For my part, new management has instructed me to inject falsehoods and bias into a politically sensitive story. I’ve been told to include assertions that are unverified. To date, in every case, I have managed to ignore these instructions or refuse them. Recently, politicians have been invited to choose correspondents for interviews on the broadcast. Giving politicians control over 60 Minutes interviews is not how this is done. Finally, incompetence and unprofessionalism in the new management have wreaked havoc. In a case involving one of my stories, the entire program came within 19 minutes of not getting on the air at all.
At 60 Minutes, we have fought harder than anyone knows to save the program that became an American icon. We owed that to our millions of viewers. I am deeply moved by the thousands of wishes we have received to “keep up the good fight.” Most of the men and women of CBS News are still in that fight. But now the collapse of values at the top has become untenable. The leadership of 60 Minutes is no longer recognizable. The principles I hold dear are gone, and so I must leave as well.

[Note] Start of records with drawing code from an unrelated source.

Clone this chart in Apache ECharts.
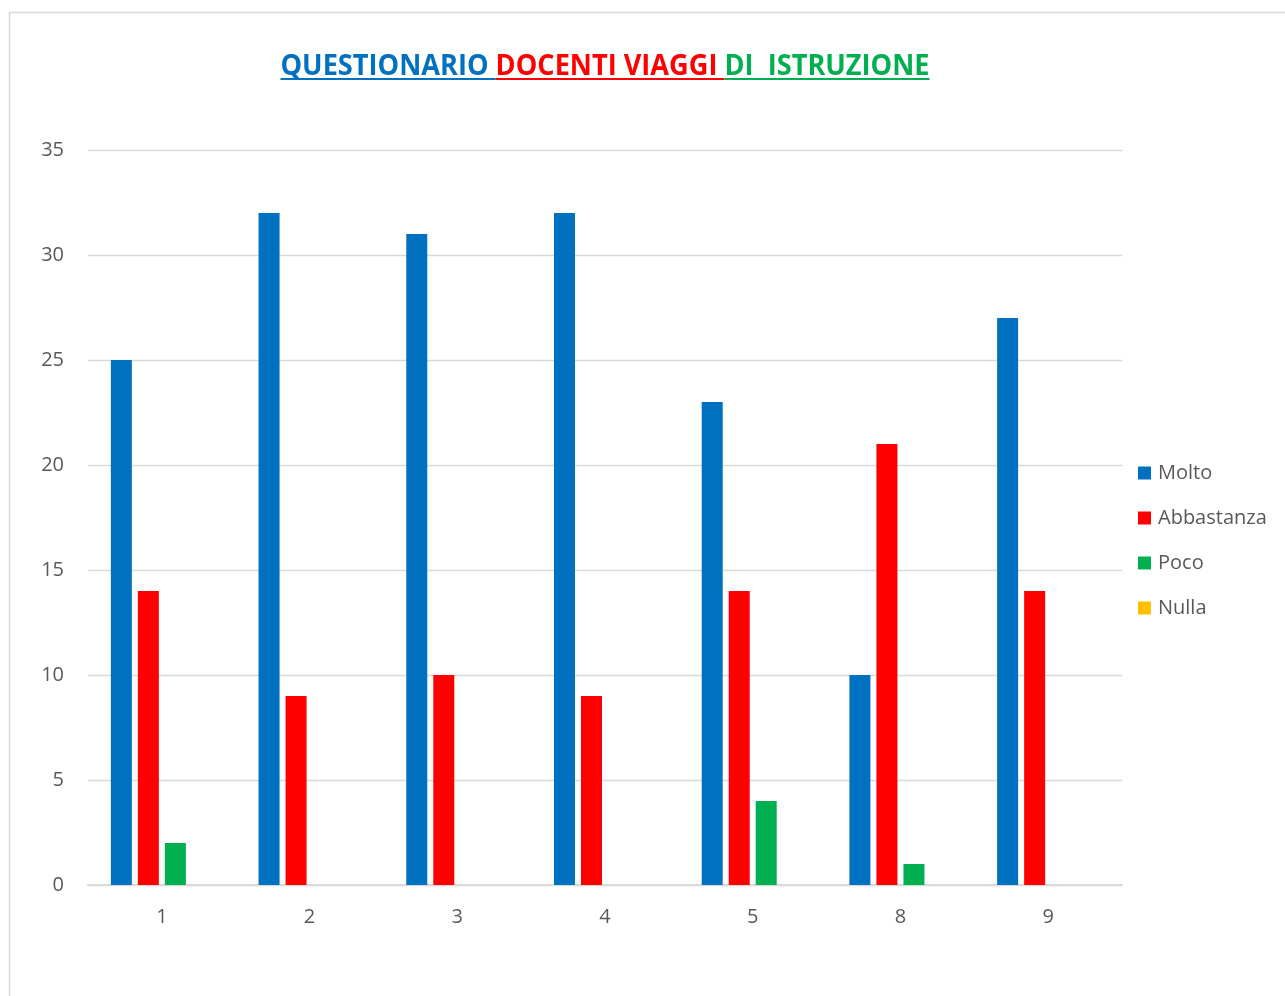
<!DOCTYPE html>
<html>
<head>
<meta charset="utf-8">
<script src="https://cdn.jsdelivr.net/npm/echarts@6/dist/echarts.min.js"></script>
<style>
  html, body { margin: 0; padding: 0; background: #fff; }
  #chart { width: 1285px; height: 996px; }
</style>
</head>
<body>
<div id="chart"></div>
<script>
// dati del questionario
const categories = ['1', '2', '3', '4', '5', '8', '9'];
const molto      = [25, 32, 31, 32, 23, 10, 27];
const abbastanza = [14, 9, 10, 9, 14, 21, 14];
const poco       = [2, 0, 0, 0, 4, 1, 0];
const nulla      = [0, 0, 0, 0, 0, 0, 0];

const seriesNames  = ['Molto', 'Abbastanza', 'Poco', 'Nulla'];
const seriesColors = ['#0070C0', '#FF0000', '#00B050', '#FFC000'];
const titleParts   = ['QUESTIONARIO ', 'DOCENTI VIAGGI ', 'DI  ISTRUZIONE'];
const titleColors  = ['#0070C0', '#FF0000', '#00B050'];

const textFont = "'Open Sans', 'Noto Sans', sans-serif";

// misura il titolo: stessa altezza del riferimento, compresso in larghezza
const titleSize = 28;
const ctx = document.createElement('canvas').getContext('2d');
ctx.font = 'bold ' + titleSize + "px 'Open Sans'";
const partWidths = titleParts.map(t => ctx.measureText(t).width);
const fullWidth = partWidths.reduce((a, b) => a + b, 0);
const targetWidth = 649;
const sx = targetWidth / fullWidth;
const titleLeft = 605 - targetWidth / 2;

const titleTexts = [];
const underline = [];
let x = 0;
partWidths.forEach((w, i) => {
  titleTexts.push({
    type: 'text',
    x: x,
    y: 0,
    style: {
      text: titleParts[i],
      fill: titleColors[i],
      fontSize: titleSize,
      fontWeight: 'bold',
      fontFamily: textFont,
      textVerticalAlign: 'middle'
    }
  });
  underline.push({
    type: 'line',
    shape: { x1: titleLeft + x * sx, y1: 79, x2: titleLeft + (x + w) * sx, y2: 79 },
    style: { stroke: titleColors[i], lineWidth: 2 }
  });
  x += w;
});

const chart = echarts.init(document.getElementById('chart'));

const option = {
  backgroundColor: '#fff',
  animation: false,
  graphic: [
    {
      type: 'rect',
      shape: { x: 9.5, y: 12.5, width: 1300, height: 1000 },
      style: { fill: 'none', stroke: '#D9D9D9', lineWidth: 1.5 },
      silent: true
    },
    {
      type: 'group',
      x: titleLeft,
      y: 67,
      scaleX: sx,
      children: titleTexts
    }
  ].concat(underline),
  legend: {
    orient: 'vertical',
    left: 1138,
    top: 463,
    padding: 0,
    itemWidth: 13,
    itemHeight: 13,
    itemGap: 25,
    icon: 'rect',
    textStyle: { color: '#595959', fontSize: 20, fontFamily: textFont, padding: [0, 0, 0, 2] },
    data: seriesNames
  },
  grid: { left: 88, right: 163, top: 150, bottom: 111 },
  xAxis: {
    type: 'category',
    data: categories,
    axisLine: { lineStyle: { color: '#D9D9D9', width: 2 } },
    axisTick: { show: false },
    axisLabel: { color: '#595959', fontSize: 20, fontFamily: textFont, margin: 22 }
  },
  yAxis: {
    type: 'value',
    min: 0,
    max: 35,
    interval: 5,
    axisLine: { show: false },
    axisTick: { show: false },
    splitLine: { lineStyle: { color: '#D9D9D9', width: 1.3 } },
    axisLabel: { color: '#595959', fontSize: 20, fontFamily: textFont, margin: 24 }
  },
  series: [molto, abbastanza, poco, nulla].map((d, i) => ({
    name: seriesNames[i],
    type: 'bar',
    data: d,
    barWidth: 21,
    barGap: '28.6%',
    itemStyle: { color: seriesColors[i] }
  }))
};

chart.setOption(option);
</script>
</body>
</html>
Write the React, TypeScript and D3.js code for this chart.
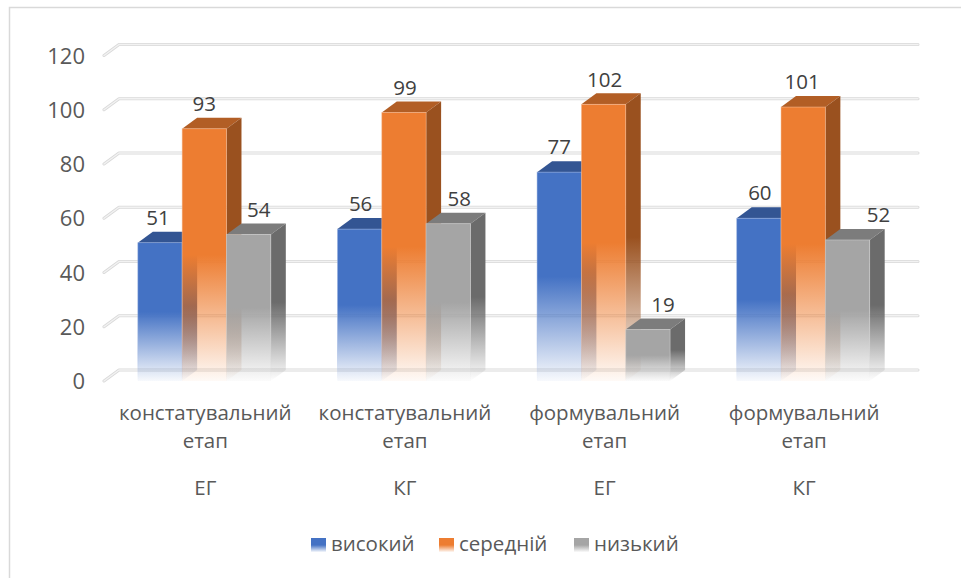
import * as d3 from "d3";

const categories = ["констатувальний|етап|ЕГ", "констатувальний|етап|КГ", "формувальний|етап|ЕГ", "формувальний|етап|КГ"];
const seriesNames = ["високий", "середній", "низький"];
const vysokyi = [51, 56, 77, 60];
const serednii = [93, 99, 102, 101];
const nyzkyi = [54, 58, 19, 52];
const yTicks = [0, 20, 40, 60, 80, 100, 120];

const frontColors = ["#4472c4", "#ed7d31", "#a5a5a5"];
const topColors = ["#335593", "#b25e25", "#7c7c7c"];
const sideColors = ["#2c4a80", "#9a511f", "#6b6b6b"];
const edgeColors = ["#9db4e0", "#f6bd98", "#d2d2d2"];

// the labels were moved by hand in the original chart
const labelNudgeX = [
  [-2, 0, 10],
  [1, 1, 11],
  [0, 1, 15],
  [1, -1, 31],
];

const width = 961;
const height = 578;
const depthX = 15;
const depthY = 11;

const App = () => {
  const values = [vysokyi, serednii, nyzkyi];
  const y = d3.scaleLinear().domain([0, 120]).range([381, 55.5]);
  const x0 = d3.scaleBand().domain(categories).range([104.5, 903]);
  const x1 = d3.scaleBand().domain(seriesNames).range([0, 133]);
  const font = "'Open Sans', sans-serif";

  return (
    <svg
      width={width}
      height={height}
      style={{ position: "absolute", left: 0, top: 0, display: "block" }}
    >
      <defs>
        {frontColors.map((c, i) => (
          <linearGradient key={c} id={`front${i}`} x1="0" y1="0" x2="0" y2="1">
            <stop offset="0.5" stopColor={c} />
            <stop offset="1" stopColor={c} stopOpacity={0.04} />
          </linearGradient>
        ))}
        {sideColors.map((c, i) => (
          <linearGradient key={c} id={`side${i}`} x1="0" y1="0" x2="0" y2="1">
            <stop offset="0.5" stopColor={c} />
            <stop offset="1" stopColor={c} stopOpacity={0} />
          </linearGradient>
        ))}
        {edgeColors.map((c, i) => (
          <linearGradient key={c} id={`edge${i}`} x1="0" y1="0" x2="0" y2="1">
            <stop offset="0.8" stopColor={c} stopOpacity={0.6} />
            <stop offset="1" stopColor={c} stopOpacity={0} />
          </linearGradient>
        ))}
        {frontColors.map((c, i) => (
          <linearGradient key={c} id={`swatch${i}`} x1="0" y1="0" x2="0" y2="1">
            <stop offset="0.5" stopColor={c} />
            <stop offset="1" stopColor={c} stopOpacity={0.05} />
          </linearGradient>
        ))}
      </defs>

      <rect x={0} y={0} width={width} height={height} fill="#ffffff" />
      <path d={`M9.5,${height}V7.5H${width}`} fill="none" stroke="#d9d9d9" strokeWidth={1.5} />

      {yTicks.map((t) => {
        const line = `M104,${y(t)}L${104 + depthX},${y(t) - depthY}H918`;
        return (
          <g key={t} fill="none" strokeLinejoin="round" strokeLinecap="round">
            <path d={line} stroke="#d9d9d9" strokeWidth={3} />
            <path d={line} stroke="#f2f2f2" strokeWidth={1.4} />
          </g>
        );
      })}

      {yTicks.map((t) => (
        <text
          key={t}
          x={85}
          y={y(t) + 0.5}
          dy="0.35em"
          textAnchor="end"
          fontFamily={font}
          fontSize={22}
          fill="#595959"
        >
          {t}
        </text>
      ))}

      {categories.map((cat, c) => {
        const gx = x0(cat)! + (x0.bandwidth() - 133) / 2;
        return (
          <g key={cat}>
            {seriesNames.map((name, s) => {
              const left = gx + x1(name)!;
              const right = left + x1.bandwidth();
              const top = y(values[s][c]);
              const base = y(0);
              return (
                <g key={name}>
                  <path
                    d={`M${left},${top}L${left + depthX},${top - depthY}H${right + depthX}L${right},${top}Z`}
                    fill={topColors[s]}
                  />
                  <path
                    d={`M${right},${top}L${right + depthX},${top - depthY}V${base - depthY}L${right},${base}Z`}
                    fill={`url(#side${s})`}
                  />
                  <rect
                    x={left}
                    y={top}
                    width={x1.bandwidth()}
                    height={base - top}
                    fill={`url(#front${s})`}
                    stroke={`url(#edge${s})`}
                    strokeWidth={0.8}
                  />
                </g>
              );
            })}
          </g>
        );
      })}

      {categories.map((cat, c) => {
        const gx = x0(cat)! + (x0.bandwidth() - 133) / 2;
        return seriesNames.map((name, s) => (
          <text
            key={`${cat}-${name}`}
            x={gx + x1(name)! + x1.bandwidth() / 2 + labelNudgeX[c][s]}
            y={y(values[s][c]) - 25}
            dy="0.35em"
            textAnchor="middle"
            fontFamily={font}
            fontSize={20.5}
            fill="#404040"
          >
            {values[s][c]}
          </text>
        ));
      })}

      {categories.map((cat) => {
        const [l1, l2, l3] = cat.split("|");
        const cx = x0(cat)! + x0.bandwidth() / 2 + 1;
        return (
          <g key={cat} textAnchor="middle" fontFamily={font} fontSize={20.5} fill="#595959">
            <text x={cx} y={420}>{l1}</text>
            <text x={cx} y={448}>{l2}</text>
            <text x={cx} y={495}>{l3}</text>
          </g>
        );
      })}

      {seriesNames.map((name, s) => {
        const lx = d3.scaleOrdinal<string, number>().domain(seriesNames).range([311, 439, 574])(name);
        return (
          <g key={name}>
            <rect x={lx} y={538} width={15} height={14} fill={`url(#swatch${s})`} />
            <text x={lx + 20} y={551} fontFamily={font} fontSize={20.5} fill="#595959">
              {name}
            </text>
          </g>
        );
      })}
    </svg>
  );
};

export default App;
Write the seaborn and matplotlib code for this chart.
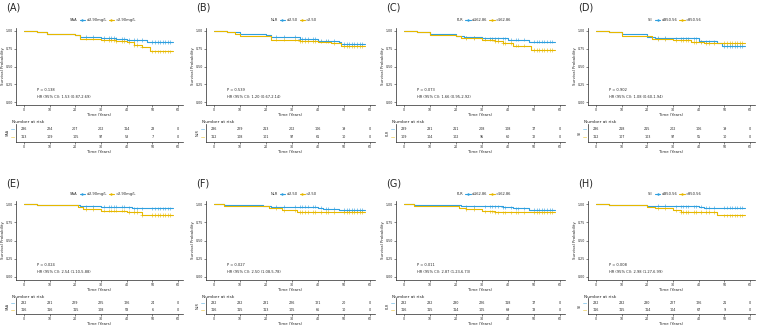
import numpy as np
import pandas as pd
import matplotlib
matplotlib.use("Agg")
import matplotlib.pyplot as plt
import seaborn as sns

# colours of the two strata (low = blue, high = yellow)
pal = ["#2E9FDF", "#E7B800"]

risk_times = [0, 10, 20, 30, 40, 50, 60]

# ---- panel data: step times / survival for low (1) and high (2) group ----
A_t1 = [0, 5, 9, 20, 22, 30, 36, 40, 48, 58]
A_s1 = [1, 0.98, 0.96, 0.945, 0.92, 0.9, 0.89, 0.875, 0.845, 0.845]
A_t2 = [0, 5, 9, 20, 22, 30, 36, 40, 43, 46, 49, 58]
A_s2 = [1, 0.98, 0.96, 0.945, 0.89, 0.875, 0.86, 0.84, 0.805, 0.78, 0.715, 0.715]

B_t1 = [0, 5, 10, 20, 22, 33, 40, 48, 49, 58]
B_s1 = [1, 0.98, 0.955, 0.94, 0.92, 0.89, 0.866, 0.84, 0.815, 0.815]
B_t2 = [0, 5, 8, 10, 22, 33, 40, 45, 49, 58]
B_s2 = [1, 0.98, 0.955, 0.925, 0.88, 0.86, 0.85, 0.83, 0.785, 0.785]

C_t1 = [0, 5, 10, 20, 23, 30, 40, 48, 58]
C_s1 = [1, 0.985, 0.955, 0.93, 0.91, 0.895, 0.88, 0.85, 0.85]
C_t2 = [0, 5, 10, 20, 22, 30, 35, 38, 42, 49, 58]
C_s2 = [1, 0.98, 0.945, 0.935, 0.9, 0.88, 0.86, 0.83, 0.795, 0.735, 0.735]

D_t1 = [0, 5, 10, 20, 23, 30, 40, 47, 49, 58]
D_s1 = [1, 0.98, 0.955, 0.92, 0.9, 0.895, 0.855, 0.83, 0.79, 0.79]
D_t2 = [0, 5, 10, 20, 22, 30, 37, 42, 58]
D_s2 = [1, 0.98, 0.935, 0.925, 0.885, 0.87, 0.845, 0.83, 0.83]

E_t1 = [0, 5, 22, 30, 40, 42, 58]
E_s1 = [1, 0.985, 0.97, 0.965, 0.955, 0.94, 0.94]
E_t2 = [0, 5, 21, 23, 30, 40, 46, 58]
E_s2 = [1, 0.99, 0.965, 0.93, 0.91, 0.89, 0.85, 0.85]

F_t1 = [0, 4, 19, 22, 40, 42, 48, 58]
F_s1 = [1, 0.99, 0.98, 0.965, 0.95, 0.935, 0.92, 0.92]
F_t2 = [0, 4, 19, 21, 26, 32, 58]
F_s2 = [1, 0.98, 0.97, 0.94, 0.915, 0.89, 0.89]

G_t1 = [0, 4, 19, 22, 38, 42, 48, 58]
G_s1 = [1, 0.99, 0.985, 0.97, 0.955, 0.94, 0.925, 0.925]
G_t2 = [0, 4, 19, 21, 24, 30, 35, 58]
G_s2 = [1, 0.98, 0.97, 0.95, 0.93, 0.9, 0.885, 0.885]

H_t1 = [0, 5, 20, 30, 40, 42, 58]
H_s1 = [1, 0.99, 0.98, 0.97, 0.965, 0.95, 0.95]
H_t2 = [0, 5, 20, 23, 30, 33, 47, 58]
H_s2 = [1, 0.985, 0.965, 0.94, 0.915, 0.89, 0.845, 0.845]

# censoring times (drawn as "+")
cens_t = [24, 27, 31, 33, 34, 35, 36, 38, 39, 41, 43, 44, 46, 50, 51, 52, 53, 54, 55, 56, 57]

# ---- labels, tests, numbers at risk ----
labels = ["(A)", "(B)", "(C)", "(D)", "(E)", "(F)", "(G)", "(H)"]
var_names = ["SAA", "NLR", "PLR", "SII", "SAA", "NLR", "PLR", "SII"]
low_lab = ["\u22642.90mg/L", "\u22642.50", "\u2264162.86", "\u2264850.56"] * 2
high_lab = [">2.90mg/L", ">2.50", ">162.86", ">850.56"] * 2
p_text = ["P = 0.138", "P = 0.539", "P = 0.073", "P = 0.902",
          "P = 0.024", "P = 0.027", "P = 0.011", "P = 0.008"]
hr_text = ["HR (95% CI): 1.53 (0.87-2.69)", "HR (95% CI): 1.20 (0.67-2.14)",
           "HR (95% CI): 1.66 (0.95-2.92)", "HR (95% CI): 1.08 (0.60-1.94)",
           "HR (95% CI): 2.54 (1.10-5.88)", "HR (95% CI): 2.50 (1.08-5.78)",
           "HR (95% CI): 2.87 (1.23-6.73)", "HR (95% CI): 2.98 (1.27-6.99)"]
risk_low = [[236, 224, 207, 202, 114, 23, 0], [236, 229, 213, 202, 106, 19, 0],
            [239, 231, 211, 208, 108, 17, 0], [236, 218, 215, 202, 106, 19, 0],
            [232, 231, 229, 225, 126, 24, 0], [232, 232, 231, 226, 121, 20, 0],
            [232, 232, 230, 226, 118, 17, 0], [232, 232, 230, 227, 126, 21, 0]]
risk_high = [[113, 109, 105, 97, 53, 7, 0], [112, 108, 101, 97, 61, 10, 0],
             [109, 104, 102, 95, 60, 12, 0], [112, 107, 103, 97, 55, 10, 0],
             [116, 116, 115, 108, 58, 6, 0], [116, 115, 113, 105, 66, 10, 0],
             [116, 115, 114, 105, 69, 13, 0], [116, 115, 114, 104, 67, 9, 0]]

curves = [(A_t1, A_s1, A_t2, A_s2), (B_t1, B_s1, B_t2, B_s2),
          (C_t1, C_s1, C_t2, C_s2), (D_t1, D_s1, D_t2, D_s2),
          (E_t1, E_s1, E_t2, E_s2), (F_t1, F_s1, F_t2, F_s2),
          (G_t1, G_s1, G_t2, G_s2), (H_t1, H_s1, H_t2, H_s2)]

sns.set_style("ticks")
plt.rcParams["font.family"] = ["DejaVu Sans"]

W, H = 757, 327
fig = plt.figure(figsize=(W / 100, H / 100), dpi=100)


def px_axes(left, top, right, bottom):
    return fig.add_axes([left / W, 1 - bottom / H, (right - left) / W, (bottom - top) / H])


def surv_at(t, s, x):
    idx = np.searchsorted(t, x, side="right") - 1
    return np.array(s)[idx]


col_left = [16, 206, 396, 588]
col_right = [183, 375, 565, 755]
row_geo = [  # label_y, legend_y, ax top, ax bottom, xlabel_y, nar_y, tab top, tab bottom
    dict(lab=8, leg=20, top=28, bot=105, nar=122, ttop=124, tbot=142),
    dict(lab=184, leg=194, top=201, bot=280, nar=297, ttop=298, tbot=314),
]

for i in range(8):
    r, c = divmod(i, 4)
    g = row_geo[r]
    l, rr = col_left[c], col_right[c]
    ax = px_axes(l, g["top"], rr, g["bot"])
    t1, s1, t2, s2 = curves[i]
    df = pd.concat([
        pd.DataFrame({"time": t1, "surv": s1, "group": low_lab[i]}),
        pd.DataFrame({"time": t2, "surv": s2, "group": high_lab[i]}),
    ])
    sns.lineplot(data=df, x="time", y="surv", hue="group", drawstyle="steps-post",
                 palette=pal, ax=ax, legend=False, linewidth=0.8, estimator=None)
    # censor marks
    cens = []
    for tt, ss, gname in [(t1, s1, low_lab[i]), (t2, s2, high_lab[i])]:
        for ct in cens_t:
            cens.append({"time": ct, "surv": surv_at(tt, ss, ct), "group": gname})
    cdf = pd.DataFrame(cens)
    sns.scatterplot(data=cdf, x="time", y="surv", hue="group", palette=pal, marker="+",
                    s=6, linewidth=0.4, ax=ax, legend=False)
    ax.set_xlim(-3.1, 61.9)
    ax.set_ylim(-0.042, 1.042)
    ax.set_xticks(risk_times)
    ax.set_yticks([0, 0.25, 0.5, 0.75, 1.0])
    ax.set_yticklabels(["0.00", "0.25", "0.50", "0.75", "1.00"])
    ax.tick_params(labelsize=2.3, length=1.2, width=0.4, pad=0.8)
    for sp in ["top", "right"]:
        ax.spines[sp].set_visible(False)
    for sp in ["left", "bottom"]:
        ax.spines[sp].set_linewidth(0.5)
    ax.set_xlabel("Time (Years)", fontsize=2.8, labelpad=1)
    ax.set_ylabel("Survival Probability", fontsize=2.8, labelpad=0.8)
    ax.text(5, 0.15, p_text[i], fontsize=2.6)
    ax.text(5, 0.05, hr_text[i], fontsize=2.6)

    # legend above
    handles = [plt.Line2D([], [], color="none"),
               plt.Line2D([], [], color=pal[0], lw=0.8, marker="+", ms=2),
               plt.Line2D([], [], color=pal[1], lw=0.8, marker="+", ms=2)]
    fig.legend(handles, [var_names[i], low_lab[i], high_lab[i]], ncol=3,
               loc="center", bbox_to_anchor=((l + rr) / 2 / W, 1 - g["leg"] / H),
               fontsize=2.6, frameon=False, handlelength=1.5, handletextpad=0.3,
               columnspacing=0.6)

    fig.text(max(l - 10, 4) / W, 1 - g["lab"] / H, labels[i], fontsize=7, va="center")

    # risk table
    tab = px_axes(l, g["ttop"], rr, g["tbot"])
    for j, tt in enumerate(risk_times):
        tab.text(tt, 1, str(risk_low[i][j]), ha="center", va="center", fontsize=2.4)
        tab.text(tt, 0, str(risk_high[i][j]), ha="center", va="center", fontsize=2.4)
    tab.set_xlim(-3.1, 61.9)
    tab.set_ylim(-0.6, 1.65)
    tab.set_xticks(risk_times)
    tab.set_yticks([0, 1])
    tab.set_yticklabels(["\u2014", "\u2014"], fontsize=3, fontweight="bold")
    for lbl, col in zip(tab.get_yticklabels(), [pal[1], pal[0]]):
        lbl.set_color(col)
    tab.tick_params(axis="x", labelsize=2.3, length=1.2, width=0.4, pad=1)
    tab.tick_params(axis="y", length=0, pad=0.5)
    for sp in ["top", "right"]:
        tab.spines[sp].set_visible(False)
    for sp in ["left", "bottom"]:
        tab.spines[sp].set_linewidth(0.5)
    tab.set_xlabel("Time (Years)", fontsize=2.8, labelpad=1)
    tab.set_ylabel(var_names[i], fontsize=2.4, labelpad=1)
    fig.text((l - 4) / W, 1 - g["nar"] / H, "Number at risk", fontsize=3.2, va="center")

fig.savefig("out.png", dpi=100)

I depart after 37 years at CBS with one emotion—a heart brimming with gratitude for the men and women of CBS News who encouraged and enriched my work, very often at the risk of their own lives. I pray for a day when those people and their ideals are honored again—a day when sanity, competence, and courage return.
Scott Pelley
Puck’s Dylan Byers, who reported earlier on Tuesday that Pelley was likely to either resign or be fired, said the wording of Bilton’s letter, in which CBS News terminated Pelley’s contract for cause, suggests a legal battle ahead.